Massachusetts health officials reported 1,276 new confirmed coronavirus cases and 55 more deaths on Monday.
There have now been totals of 517,806 confirmed cases and 14,753 deaths in the Bay State, according to the Massachusetts Department of Public Health. Another 301 deaths are considered probably linked to COVID-19.
Generally, Massachusetts' coronavirus metrics have been trending down in the past several weeks, according to the Department of Public Health's interactive coronavirus dashboard, with the average number of cases, hospitalizations and deaths peaking in the second week of January. The testing rate peaked Jan. 1. The figures reported daily are important for tracking trends with the virus' spread, though a single-day change may not reflect a larger trend, and may reflect incomplete data.
The percentage of coronavirus tests coming back positive, on average, held at 2.96%. Sunday was the first time that metric was below 3% since Nov. 9, according to the dashboard.
The number of patients hospitalized for COVID-19 has ticked down to 1,387. Of that number, 329 were listed as being in intensive care units and 188 were intubated, according to health officials.
The number of estimated active cases dropped to 58,439 on Monday, from 59,162 Sunday.
Also Monday, restrictions on capacity limits were eased for restaurants, gyms and other businesses in Massachusetts. The new capacity limit of 40% went into effect at 5 a.m., after sitting at 25% since Dec. 26.

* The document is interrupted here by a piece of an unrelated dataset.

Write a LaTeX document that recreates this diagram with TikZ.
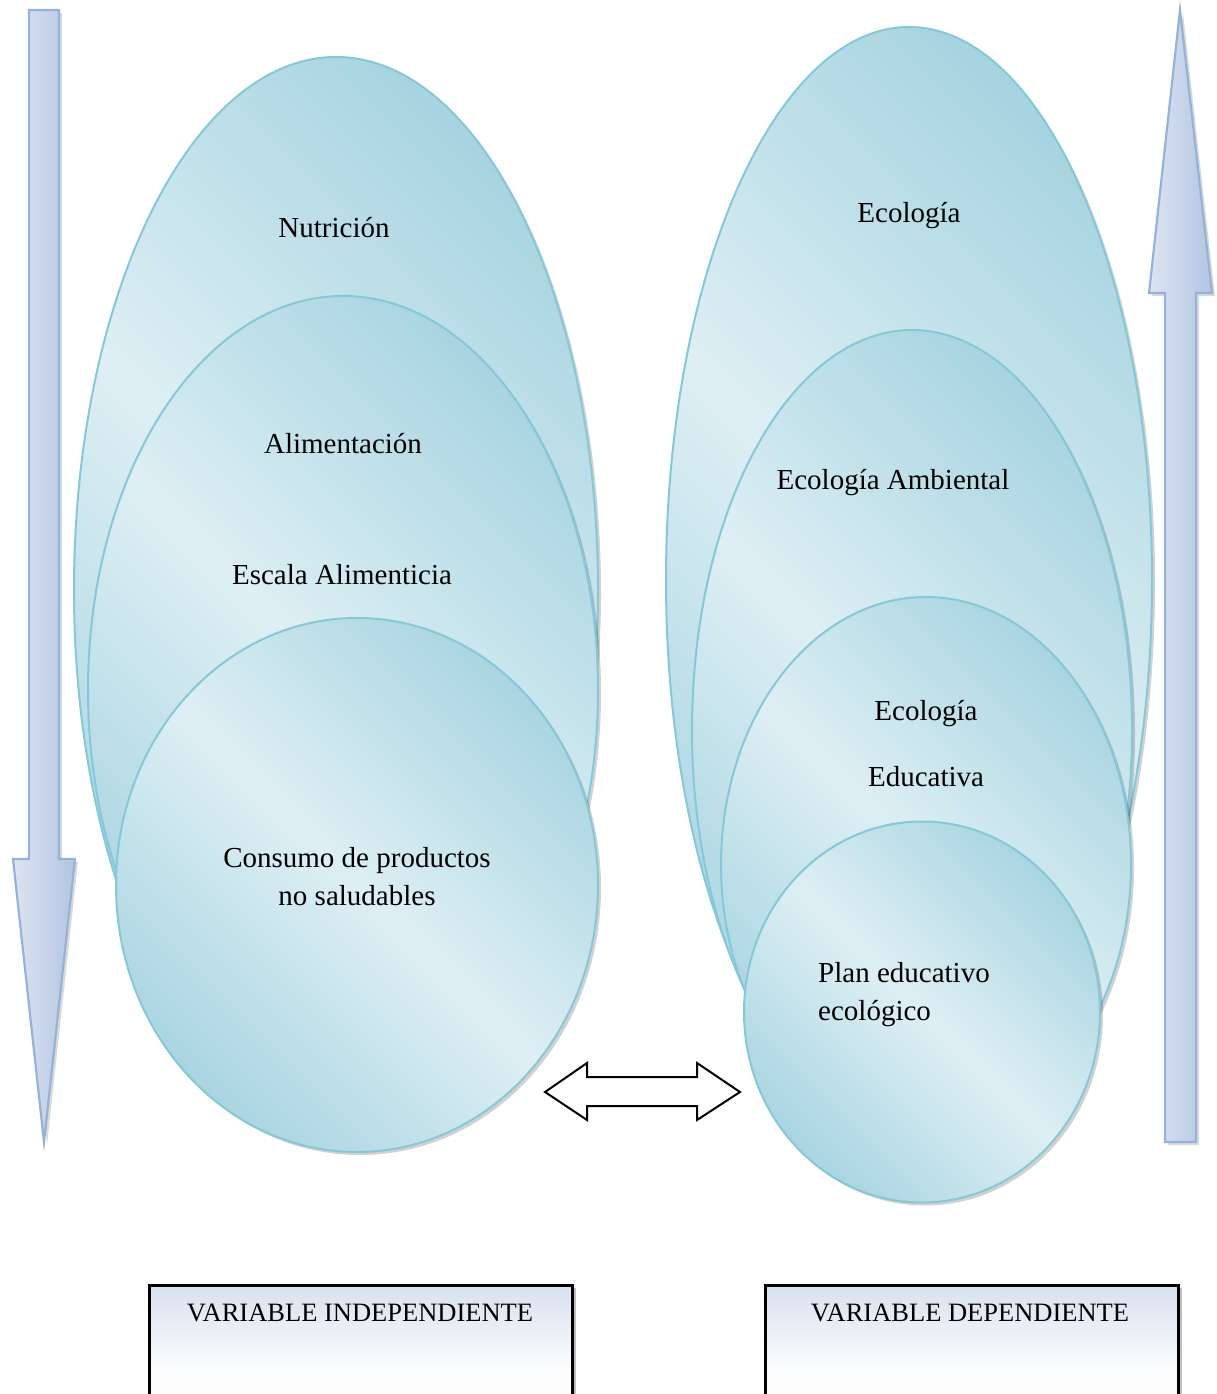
\documentclass[tikz,border=0pt]{standalone}
\usepackage{fontspec}
\setmainfont{Liberation Serif}
\usetikzlibrary{shapes.geometric,shadows}
\definecolor{elldark}{HTML}{A3D2DF}
\definecolor{elllight}{HTML}{DEEFF4}
\definecolor{ellline}{HTML}{86C8D7}
\definecolor{arrline}{HTML}{95B3D7}
\definecolor{arrlight}{HTML}{DCE4F1}
\definecolor{arrdark}{HTML}{B3C5E3}
\definecolor{boxtop}{HTML}{D8E1EE}
\pgfdeclareverticalshading{ellshade}{100bp}{color(0bp)=(elldark); color(22bp)=(elldark); color(50bp)=(elllight); color(78bp)=(elldark); color(100bp)=(elldark)}
\tikzset{
  ellbox/.style={ellipse, draw=ellline, line width=2pt, inner sep=0pt, shading=ellshade, shading angle=-45,
    drop shadow={shadow xshift=3pt, shadow yshift=-3pt, opacity=0.18, fill=black}},
  blockarrow/.style={draw=arrline, line width=2.2pt, line join=miter, left color=arrlight, right color=arrdark,
    drop shadow={shadow xshift=3pt, shadow yshift=-3pt, opacity=0.15, fill=black}},
  varbox/.style={rectangle, draw=black, line width=2.5pt, inner sep=0pt, anchor=north west,
    top color=boxtop, bottom color=white, middle color=white!92!boxtop,
    drop shadow={shadow xshift=4pt, shadow yshift=-3pt, opacity=0.25, fill=black}},
  elltext/.style={font=\fontsize{29}{38}\selectfont, anchor=base, inner sep=0pt},
  boxtext/.style={font=\fontsize{26.5}{32}\selectfont, anchor=base, inner sep=0pt},
  dblarrow/.style={draw=black, line width=2pt, fill=white, line join=miter}
}
\begin{document}
\begin{tikzpicture}[x=1pt, y=-1pt]
\useasboundingbox (0,0) rectangle (1217,1394);
\clip (0,0) rectangle (1217,1394);

% vertical arrows
\draw[blockarrow] (29,10) -- (59,10) -- (59,859) -- (75,859) -- (44,1142) -- (13,859) -- (29,859) -- cycle;
\draw[blockarrow] (1165,1142) -- (1165,293) -- (1149,293) -- (1180,10) -- (1212,293) -- (1196,293) -- (1196,1142) -- cycle;

% left group
\node[ellbox, minimum width=524, minimum height=1066] (nut) at (336,590) {};
\node[ellbox, minimum width=510, minimum height=788] (ali) at (343,690) {};
\node[ellbox, minimum width=482, minimum height=534] (con) at (357,885) {};

% right group
\node[ellbox, minimum width=486, minimum height=1106] (eco) at (909,580) {};
\node[ellbox, minimum width=440, minimum height=800] (amb) at (912,730) {};
\node[ellbox, minimum width=410, minimum height=536] (edu) at (926,865) {};
\node[ellbox, minimum width=356, minimum height=381] (plan) at (922,1012) {};

% texts
\node[elltext] (tnut) at (334,237) {Nutrición};
\node[elltext] (tali) at (343,453) {Alimentación};
\node[elltext] (tesc) at (342,584) {Escala Alimenticia};
\node[elltext] (tcon1) at (357,867) {Consumo de productos};
\node[elltext] (tcon2) at (357,905) {no saludables};

\node[elltext] (teco) at (909,222) {Ecología};
\node[elltext] (tamb) at (893,489) {Ecología Ambiental};
\node[elltext] (tedu1) at (926,720) {Ecología};
\node[elltext] (tedu2) at (926,786) {Educativa};
\node[elltext, anchor=base west] (tplan1) at (818,982) {Plan educativo};
\node[elltext, anchor=base west] (tplan2) at (818,1020) {ecológico};

% double arrow
\draw[dblarrow] (545,1092) -- (587,1063) -- (587,1077) -- (697,1077) -- (697,1063) -- (740,1092)
  -- (697,1120) -- (697,1106) -- (587,1106) -- (587,1120) -- cycle;

% boxes
\node[varbox, minimum width=423, minimum height=170] (vi) at (148,1284) {};
\node[varbox, minimum width=413, minimum height=170] (vd) at (764,1284) {};
\node[boxtext] (tvi) at (360,1321) {VARIABLE INDEPENDIENTE};
\node[boxtext] (tvd) at (970,1321) {VARIABLE DEPENDIENTE};
\end{tikzpicture}
\end{document}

The state remains in Phase 3, Step 1 of its reopening plan, which means other restrictions are still in place. Indoor performance venues and indoor recreational businesses are still barred and restaurants must continue with table limitations of parties of six for a maximum of 90 minutes.
But another hurdle in the fight against the pandemic appears to be the variant first discovered in the United Kingdom.
A new report released Sunday said the more contagious B.1.1.7 variant is spreading quickly and could become dominant in the U.S. by late March. The study shows the U.S. is on a similar trajectory to other countries where the variant has already become prevalent.
So far, seven cases have been identified in Massachusetts and 17 in Connecticut. No cases have yet been identified in the other four New England states, according to latest data from the Centers for Disease Control and Prevention.